Though he retired his patch in 2012 after he got saved, he did so with honor and the blessing of those who love and are loyal to him, and still remains an extremely respected and influential member of the prison community on the State and Federal levels.
He appears on shows such as MSNBC’s Lock Up, Discovery's I Almost Got Away With It and the many news accounts of his daring exploits in and out of prison. The survivor of 5 different riots, he has escaped incarceration on multiple occasions from prison, jail and reform schools, as well as evading capture from the U.S. Marshals and the States Violent Crimes Fugitive Task Force for months on end. He’s narrowly avoided apprehension and death time and again… from which he now writes Book and stories.
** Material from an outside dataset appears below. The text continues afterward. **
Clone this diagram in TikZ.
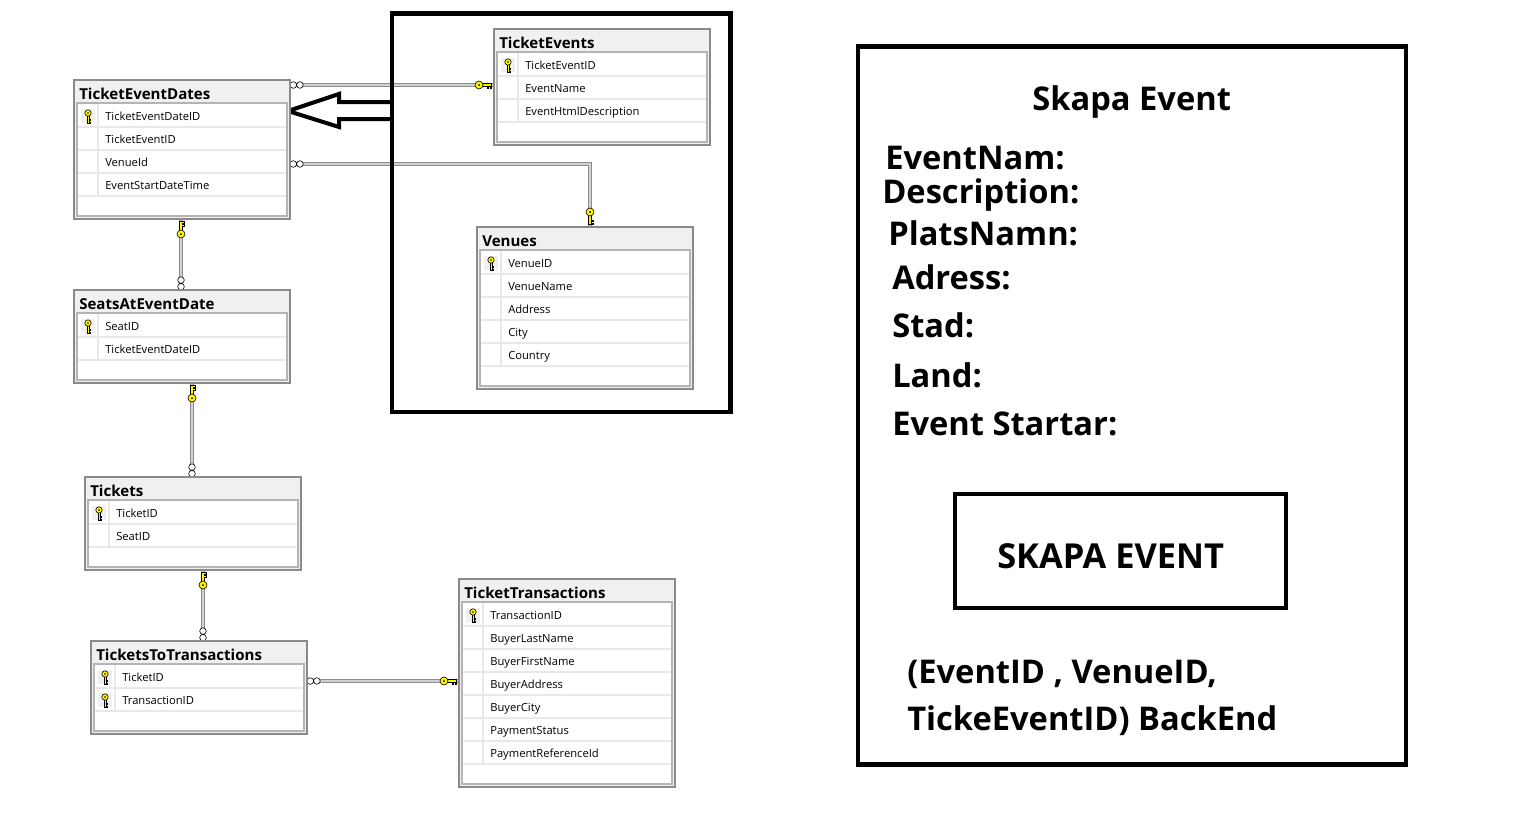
\documentclass[tikz,border=0pt]{standalone}
\usepackage{fontspec}
\setmainfont{Open Sans}
\usetikzlibrary{calc,positioning,backgrounds}
\definecolor{tframe}{HTML}{8A8A8A}
\definecolor{thead}{HTML}{F0F0F0}
\definecolor{tinner}{HTML}{B4B4B4}
\definecolor{tsep}{HTML}{E8E8E8}
\definecolor{keyyellow}{HTML}{FFF200}
\definecolor{linkgray}{HTML}{8C8C8C}
\def\keymark{k}
\tikzset{
  tbox/.style={draw=tframe,fill=thead,line width=1.1pt,anchor=north west,inner sep=0pt,outer sep=0pt,minimum width=162pt},
  tinbox/.style={draw=tinner,fill=white,line width=1.1pt},
  tsepline/.style={draw=tsep,line width=0.8pt},
  ttitle/.style={anchor=base west,inner sep=0pt,font=\bfseries\fontsize{11.3pt}{13pt}\selectfont},
  trow/.style={anchor=base west,inner sep=0pt,font=\fontsize{8.4pt}{10pt}\selectfont},
  tlink/.style={draw=linkgray,line width=0.9pt,double=white!82!black,double distance=1.3pt},
  bigframe/.style={draw=black,line width=3.3pt,anchor=north west,inner sep=0pt,outer sep=0pt},
  formtext/.style={anchor=base west,inner sep=0pt,font=\bfseries\fontsize{24.5pt}{29pt}\selectfont},
  hollowarr/.style={draw=black,line width=3pt,fill=white,line join=miter},
  dbkey/.pic={
    \draw[fill=keyyellow,line width=0.4pt] (3,-1.3) -- (12.5,-1.3) -- (12.5,2.8) -- (11,2.8) -- (11,1.3) -- (9.3,1.3) -- (9.3,2.8) -- (7.8,2.8) -- (7.8,1.3) -- (3,1.3) -- cycle;
    \draw[fill=keyyellow,line width=0.45pt] (0,0) circle (4);
    \fill (0,0) circle (1);
  },
  dbmany/.pic={
    \draw[fill=white,line width=0.45pt] (3.3,0) circle (3.3) (9.9,0) circle (3.3);
  }
}
\newcommand{\dbtable}[6]{%
  \pgfmathsetmacro{\tblh}{47+23*#4}
  \node[tbox,minimum height=\tblh*0.75pt] (#1) at (#2,#3) {};
  \node[ttitle] (#1-title) at ($(#1.north west)+(5,19)$) {#5};
  \draw[tinbox] ($(#1.north west)+(3,23)$) rectangle ($(#1.south east)+(-3,-3)$);
  \foreach [count=\i] \kf/\fld in {#6} {
    \draw[tsepline] ($(#1.north west)+(4,24+23*\i)$) -- ++(208,0);
    \ifx\kf\keymark
      \fill[thead] ($(#1.north west)+(7,6+23*\i)$) rectangle ++(14,14);
      \pic[rotate=-90,yscale=-1,scale=0.8] at ($(#1.north west)+(14,10+23*\i)$) {dbkey};
    \fi
    \node[trow] (#1-\i) at ($(#1.north west)+(31,17+23*\i)$) {\fld};
  }
  \draw[tsepline] ($(#1.north west)+(24,24)$) -- ++(0,23*#4);
}

\begin{document}
\begin{tikzpicture}[x=0.75pt,y=-0.75pt]
  \begin{scope}[on background layer]
    \fill[white] (0,0) rectangle (1536,821);
  \end{scope}
  \useasboundingbox (0,0) rectangle (1536,821);

  \dbtable{ted}{74}{80}{4}{TicketEventDates}{k/TicketEventDateID,n/TicketEventID,n/VenueId,n/EventStartDateTime}
  \dbtable{tev}{494}{29}{3}{TicketEvents}{k/TicketEventID,n/EventName,n/EventHtmlDescription}
  \dbtable{ven}{477}{227}{5}{Venues}{k/VenueID,n/VenueName,n/Address,n/City,n/Country}
  \dbtable{sae}{74}{290}{2}{SeatsAtEventDate}{k/SeatID,n/TicketEventDateID}
  \dbtable{tkt}{85}{477}{2}{Tickets}{k/TicketID,n/SeatID}
  \dbtable{ttt}{91}{641}{2}{TicketsToTransactions}{k/TicketID,k/TransactionID}
  \dbtable{ttr}{459}{579}{7}{TicketTransactions}{k/TransactionID,n/BuyerLastName,n/BuyerFirstName,n/BuyerAddress,n/BuyerCity,n/PaymentStatus,n/PaymentReferenceId}

  \node[bigframe,minimum width=253.9pt,minimum height=298.9pt] (grp) at (392,13.5) {};

  \coordinate (l1) at ($(ted.north east)+(0,5)$);
  \coordinate (l2) at ($(ted.north east)+(0,84)$);
  \coordinate (l2v) at ($(ven.north west)+(113,0)$);
  \coordinate (l3) at ($(ted.south west)+(107,0)$);
  \coordinate (l4) at ($(sae.south west)+(118,0)$);
  \coordinate (l5) at ($(tkt.south west)+(118,0)$);
  \coordinate (l6) at ($(ttt.north east)+(0,40)$);
  \coordinate (ah) at ($(ted.north east)+(0,31)$);
  \begin{scope}[on background layer]
    \draw[tlink] (l1) -- (l1 -| tev.west);
    \draw[tlink] (l2) -| (l2v);
    \draw[tlink] (l3) -- (l3 |- sae.north);
    \draw[tlink] (l4) -- (l4 |- tkt.north);
    \draw[tlink] (l5) -- (l5 |- ttt.north);
    \draw[tlink] (l6) -- (l6 -| ttr.west);
    \pic at (l1) {dbmany};
    \pic at ($(l1 -| tev.west)+(-15,0)$) {dbkey};
    \pic at (l2) {dbmany};
    \pic[rotate=-90,yscale=-1] at ($(l2v)+(0,-15)$) {dbkey};
    \pic[rotate=90] at ($(l3)+(0,15)$) {dbkey};
    \pic[rotate=90] at (l3 |- sae.north) {dbmany};
    \pic[rotate=90] at ($(l4)+(0,15)$) {dbkey};
    \pic[rotate=90] at (l4 |- tkt.north) {dbmany};
    \pic[rotate=90] at ($(l5)+(0,15)$) {dbkey};
    \pic[rotate=90] at (l5 |- ttt.north) {dbmany};
    \pic at (l6) {dbmany};
    \pic at ($(l6 -| ttr.west)+(-15,0)$) {dbkey};
    \draw[hollowarr] ($(ah -| grp.west)+(0,-9)$) -- ($(ah)+(49,-9)$) -- ($(ah)+(49,-17)$) -- ($(ah)+(-2,0)$)
      -- ($(ah)+(49,16)$) -- ($(ah)+(49,8)$) -- ($(ah -| grp.west)+(0,8)$);
  \end{scope}

  \node[bigframe,minimum width=411pt,minimum height=538.5pt] (form) at (858,46.5) {};
  \node[bigframe,minimum width=248.25pt,minimum height=85.5pt] (btn) at (955,494) {};
  \node[formtext] (ftitle) at (1032,110) {Skapa Event};
  \foreach \nm/\xx/\yy/\txt in {fname/885/169/EventNam:,fdesc/882/203/Description:,fplace/888/245/PlatsNamn:,
      faddr/892/289/Adress:,fcity/892/337/Stad:,fland/892/387/Land:,fstart/892/435/Event Startar:}{
    \node[formtext] (\nm) at (\xx,\yy) {\txt};
  }
  \node[formtext,font=\bfseries\fontsize{25.8pt}{30pt}\selectfont] (btnlbl) at (997,568) {SKAPA EVENT};
  \node[formtext] (fnote1) at (907,683) {(EventID , VenueID,};
  \node[formtext] (fnote2) at (907,730) {TickeEventID) BackEnd};
\end{tikzpicture}
\end{document}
Jimmy Maxwell is a deep and introspective thinker who looks back on his lifetime with many regrets.
He says that no matter what good or nice things may be said about him, a man’s claim to fame, should not be all about the wrong he has done, harm he has caused, or how good a convict he has been.
From the deepest part of him Jimmy would like to go back and change his wrongs to right, turning right instead of left on many of the paths he has traveled… leaving him to have been a free, hard-working, honest, loving, devoted father and husband, son and brother.
He wishes he’d not only raised his kids to be true to themselves, but to the Lord and the Community also, leaving them happy, free and productive.
His sense of failure in his paternal guidance, from which he fears several of his kids have had drug and legal problems themselves.
As well as, the wreck he has made of his own life, is an underlying current which seems to keep Jimmy grounded and humble as we pick up his stories.
He puts a good face to the adage that no matter who we are or where we come from, we can always choose to make the most of things, to change the negatives into positives.
We can be different better people to ourselves and to one another if we decide too.
Life is not over until it’s over and there is help in heaven if we ask.
He hopes at the end of the day to be an inspiration of change to others who may think there is no hope for themselves… that believe they have screwed things up beyond repair.
Whether they have been in trouble with the law or not, we all make mistakes.
Though we have to live with and deal with the consequences for the things we have done, we can rebuild ourselves from the inside out.